DCN ARCHIVES

October 27, 2011

Treble Hall

MICHAEL FESWICK

Treble Hall is a three-wythe brick structure with a wood-framed interior. More than 40 original pine doors and frames were among the historical features rescued in it.

FEATURE | General and Trades Contracting

Hamilton, Ontario a heritage redevelopment treasure

If buying an old building to redevelop is your thing but big bucks separate you from the Toronto market, consider heading down the QEW to Hamilton, Ont. There is plenty of building stock for sale downtown and it is often going for rock-bottom prices.

Take a 16,000-square-foot 132-year-old architectural gem on a downtown main street in the steel city as an example. The Renaissance Revival style four-storey commercial building (in sound structural shape) and an adjoining pre-Confederation building sold for less than $750,000.

Burlington-based Historia Building Restoration Inc. purchased the two, Treble Hall and the Pagoda Building, with big renovation plans for performance and art space.

Jeff Feswick, president of Historia, expects to spend about $2 million to rehabilitate the development over the next 18 months. He hopes his building will be part of a trend that sees more workspace, entertainment and housing developed in the core.

Treble Hall is a three-wythe brick structure with a wood-framed interior. And it came to Historia free of major structural problems, although part of it had been vacant for about 50 years.

While some crumbling interior walls and ceilings had to go, rather than “blindly tearing everything down,” Feswick chose to carefully “deconstruct” the areas to save historic features. More than 40 original pine doors and frames, transoms, wood trim, baseboards and even several old clawfoot bathtubs were rescued.

In 1879 the building was three floors tall. The top floor featured a dance hall with 23-foot-high ceilings. Many years later the top floor was split into two levels and converted into residential apartments. Feswick’s plan is to convert the two floors back into a single-floor, as yet-to-be identified, performance space.

Even though the building sustained damage from a fire years ago, the structure remains solid and, in fact, the owner’s insurance at the time covered the cost of a new roof. “In a strange way that fire may have saved the building,” he says.
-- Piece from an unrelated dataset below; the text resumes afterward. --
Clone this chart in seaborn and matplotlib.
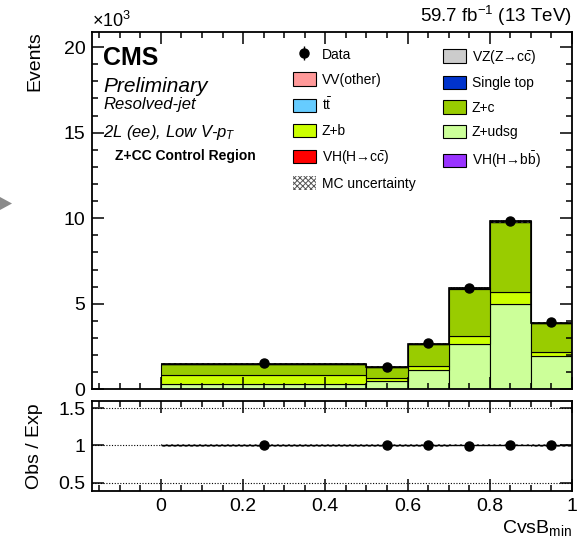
import numpy as np
import pandas as pd
import matplotlib
matplotlib.use("Agg")
import matplotlib.pyplot as plt
import seaborn as sns
from matplotlib.patches import Patch, Polygon
from matplotlib.ticker import MultipleLocator, FixedLocator

# ---------------- data (events per bin) ----------------
bin_edges = [0.0, 0.5, 0.6, 0.7, 0.8, 0.9, 1.0]
z_udsg = [330, 490, 1140, 2660, 4960, 1960]
z_b = [490, 160, 250, 480, 740, 220]
z_c = [650, 650, 1250, 2750, 4050, 1680]
ttbar = [15, 10, 15, 20, 25, 15]
vv_other = [10, 5, 10, 15, 20, 10]
single_top = [3, 2, 3, 5, 6, 4]
vz_zcc = [5, 3, 6, 10, 15, 8]
vh_hcc = [1, 1, 1, 2, 3, 2]
vh_hbb = [1, 1, 1, 1, 1, 1]
data_counts = [1510, 1330, 2680, 5900, 9850, 3940]
data_err = [39, 36, 52, 77, 99, 63]
mc_unc = [25, 20, 35, 60, 80, 40]
mc_rel_unc = [0.02, 0.02, 0.02, 0.015, 0.015, 0.02]

x_ticks = [0.0, 0.2, 0.4, 0.6, 0.8, 1.0]
x_ticklabels = ["0", "0.2", "0.4", "0.6", "0.8", "1"]
y_ticks = [0, 5000, 10000, 15000, 20000]
y_ticklabels = ["0", "5", "10", "15", "20"]
r_ticks = [0.5, 1.0, 1.5]
r_ticklabels = ["0.5", "1", "1.5"]

# process name -> (values, colour, legend label)
procs = {
    "Z+udsg": (z_udsg, "#CCFF99", "Z+udsg"),
    "Z+b": (z_b, "#CCFF00", "Z+b"),
    "Z+c": (z_c, "#99CC00", "Z+c"),
    "ttbar": (ttbar, "#66CCFF", r"t$\bar{\mathregular{t}}$"),
    "VV(other)": (vv_other, "#FF9999", "VV(other)"),
    "Single top": (single_top, "#0033CC", "Single top"),
    "VZ": (vz_zcc, "#CCCCCC", r"VZ(Z→c$\bar{\mathregular{c}}$)"),
    "VHcc": (vh_hcc, "#FF0000", r"VH(H→c$\bar{\mathregular{c}}$)"),
    "VHbb": (vh_hbb, "#9933FF", r"VH(H→b$\bar{\mathregular{b}}$)"),
}
stack_bottom_to_top = ["Z+udsg", "Z+b", "Z+c", "ttbar", "VV(other)",
                       "Single top", "VZ", "VHcc", "VHbb"]

# ---------------- style ----------------
plt.rcdefaults()
plt.rcParams["font.family"] = ["Liberation Sans", "DejaVu Sans"]
plt.rcParams["mathtext.fontset"] = "custom"
plt.rcParams["mathtext.rm"] = "Liberation Sans"
plt.rcParams["mathtext.it"] = "Liberation Sans:italic"
plt.rcParams["mathtext.bf"] = "Liberation Sans:bold"
plt.rcParams["hatch.linewidth"] = 0.7
plt.rcParams["axes.linewidth"] = 1.3

edges = np.array(bin_edges)
centers = 0.5 * (edges[:-1] + edges[1:])
widths = np.diff(edges)

rows = []
for name in stack_bottom_to_top:
    vals = procs[name][0]
    for c, v in zip(centers, vals):
        rows.append({"x": float(c), "w": float(v), "process": name})
df = pd.DataFrame(rows)
palette = {k: procs[k][1] for k in procs}

total = np.sum([procs[k][0] for k in stack_bottom_to_top], axis=0).astype(float)
data_arr = np.array(data_counts, dtype=float)
unc = np.array(mc_unc, dtype=float)
rel = np.array(mc_rel_unc, dtype=float)

W, H = 588, 544
fig = plt.figure(figsize=(W / 100, H / 100), dpi=100)
ax = fig.add_axes([92.3 / W, 1 - 389.3 / H, (572 - 92.3) / W, (389.3 - 31.7) / H])
ax2 = fig.add_axes([92.3 / W, 1 - 490.7 / H, (572 - 92.3) / W, (490.7 - 400.7) / H])

# stacked histogram (seaborn stacks with the first hue level on top)
sns.histplot(data=df, x="x", weights="w", hue="process",
             hue_order=stack_bottom_to_top[::-1], bins=list(bin_edges),
             multiple="stack", palette=palette, alpha=1,
             edgecolor="black", linewidth=0.8, legend=False, ax=ax)

# MC uncertainty band
ax.bar(centers, 2 * unc, bottom=total - unc, width=widths, align="center",
       fill=False, hatch="xxxxxx", edgecolor="#333333", linewidth=0, zorder=3)
ax.stairs(total, edges, color="black", linewidth=1.2, baseline=None, zorder=3)

# data
data_eb = ax.errorbar(centers, data_arr, yerr=data_err, fmt="o", color="black",
                      ms=6.5, elinewidth=1, capsize=0, zorder=5)

ax.set_xlim(-0.167, 1.0)
ax.set_ylim(0, 20900)
ax.set_xlabel("")
ax.set_yticks(y_ticks)
ax.set_yticklabels(y_ticklabels)
ax.xaxis.set_major_locator(FixedLocator(x_ticks))
ax.xaxis.set_minor_locator(MultipleLocator(0.05))
ax.yaxis.set_minor_locator(MultipleLocator(1000))
ax.set_axisbelow(False)
ax.tick_params(which="both", direction="in", top=True, right=True,
               labelbottom=False, labelsize=14, pad=5, color="black", width=1.1)
ax.tick_params(which="major", length=8.5)
ax.tick_params(which="minor", length=4.5)
ax.set_ylabel("Events", fontsize=14, loc="top")
ax.yaxis.set_label_coords(-0.103, 1.0)

# ratio panel
ratio = data_arr / total
ratio_err = np.array(data_err) / total
for yv in r_ticks:
    ax2.axhline(yv, color="black", linestyle=(0, (1, 1.5)), linewidth=0.8, zorder=1)
ax2.bar(centers, 2 * rel, bottom=1 - rel, width=widths,
        align="center", fill=False, hatch="xxxxxx", edgecolor="#666666",
        linewidth=0, zorder=2)
ax2.hlines(1.0, edges[0], edges[-1], color="black", linewidth=1.0, zorder=3)
ax2.errorbar(centers, ratio, yerr=ratio_err, fmt="o", color="black",
             ms=6.5, elinewidth=1, capsize=0, zorder=5)
ax2.set_xlim(-0.167, 1.0)
ax2.set_ylim(0.39, 1.6)
ax2.set_yticks(r_ticks)
ax2.set_yticklabels(r_ticklabels)
ax2.set_xticks(x_ticks)
ax2.set_xticklabels(x_ticklabels)
ax2.xaxis.set_minor_locator(MultipleLocator(0.05))
ax2.set_axisbelow(False)
ax2.tick_params(which="both", direction="in", top=True, right=True,
                labelsize=14, pad=5, color="black", width=1.1)
ax2.tick_params(which="major", length=8.5)
ax2.tick_params(which="minor", length=4.5)
ax2.set_ylabel("Obs / Exp", fontsize=14)
ax2.yaxis.set_label_coords(-0.103, 0.5)
ax2.set_xlabel(r"CvsB$_{\mathregular{min}}$", fontsize=14, loc="right")
ax2.xaxis.set_label_coords(1.0, -0.30)

def ftext(x, y, s, **kw):
    fig.text(x / W, 1 - y / H, s, **kw)

ftext(92, 27, r"×10$^{3}$", fontsize=13, va="baseline", ha="left")
ftext(572, 22, r"59.7 fb$^{-1}$ (13 TeV)", fontsize=13.5, va="baseline", ha="right")
ftext(103, 65, "CMS", fontsize=18, fontweight="bold", va="baseline")
ftext(103, 92, "Preliminary", fontsize=15, fontstyle="italic", va="baseline")
ftext(103, 109, "Resolved-jet", fontsize=12, fontstyle="italic", va="baseline")
ftext(103, 137, r"2L (ee), Low V-$\mathit{p}_{\mathit{T}}$", fontsize=12,
      fontstyle="italic", va="baseline")
ftext(115, 160, "Z+CC Control Region", fontsize=10, fontweight="bold", va="baseline")

fig.add_artist(Polygon([[0 / W, 1 - 197 / H], [12 / W, 1 - 203.5 / H], [0 / W, 1 - 210 / H]],
                       closed=True, transform=fig.transFigure,
                       facecolor="#8a8a8a", edgecolor="none"))

# legends
def patch(k):
    return Patch(facecolor=procs[k][1], edgecolor="black", linewidth=0.8)

unc_handle = Patch(facecolor="white", edgecolor="#555555", hatch="xxxxxx", linewidth=0)

left_keys = ["VV(other)", "ttbar", "Z+b", "VHcc"]
right_keys = ["VZ", "Single top", "Z+c", "Z+udsg", "VHbb"]
left_h = [data_eb] + [patch(k) for k in left_keys] + [unc_handle]
left_l = ["Data"] + [procs[k][2] for k in left_keys] + ["MC uncertainty"]
right_h = [patch(k) for k in right_keys]
right_l = [procs[k][2] for k in right_keys]

leg_kw = dict(loc="upper left", frameon=False, fontsize=10, borderpad=0,
              borderaxespad=0, handlelength=1.65, handleheight=1.12,
              labelspacing=0.73, handletextpad=0.43,
              bbox_transform=fig.transFigure)
leg1 = ax.legend(left_h, left_l, bbox_to_anchor=(293 / W, 1 - 47.5 / H), **leg_kw)
ax.add_artist(leg1)
leg2 = ax.legend(right_h, right_l, bbox_to_anchor=(443 / W, 1 - 47.5 / H), **leg_kw)

fig.savefig("out.png", dpi=100)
Feswick says the City of Hamilton’s economic development department has been instrumental in creating incentives for property owners like Historia to get their projects off the ground. Through its commercial property improvement program, for instance, Historia gets matching grants of $10,000 per store front and $15,000 for the corner property for work done.

“The grant didn’t sway my decision to purchase the property, but it sure didn’t hurt,” says Feswick. “The city is really trying to get developers and owners on side.”

Historia can apply for additional grants for any year forward while it is working on the project, explains Glen Norton, manager of Hamilton’s urban renewal and economic development division. As an example, if Historia includes office space and draws tenants from outside the city, the developer can apply for a low-interest loan for 90 per cent of the leasehold improvements required for that tenant, says Norton.

“If he (Historia) puts in rental or condo housing, we will lend them 25 per cent of project costs related to the housing work, at zero per cent interest for five years,” he adds.

Norton calls the incentives geared mostly to property owners, rather than developers. About 75 per cent of the applicants applying for incentives own a property and are looking at ways to improve it.

Feswick says the timing for developments like Treble Hall in downtown Hamilton could not be better.

“I think Hamilton is a great city but it has these black eyes here and there (vacant buildings) and Treble Hall was one of them. If we (and other developers) can continue to do something for that strip of John Street it could do a lot for the area, which is plunked right downtown.”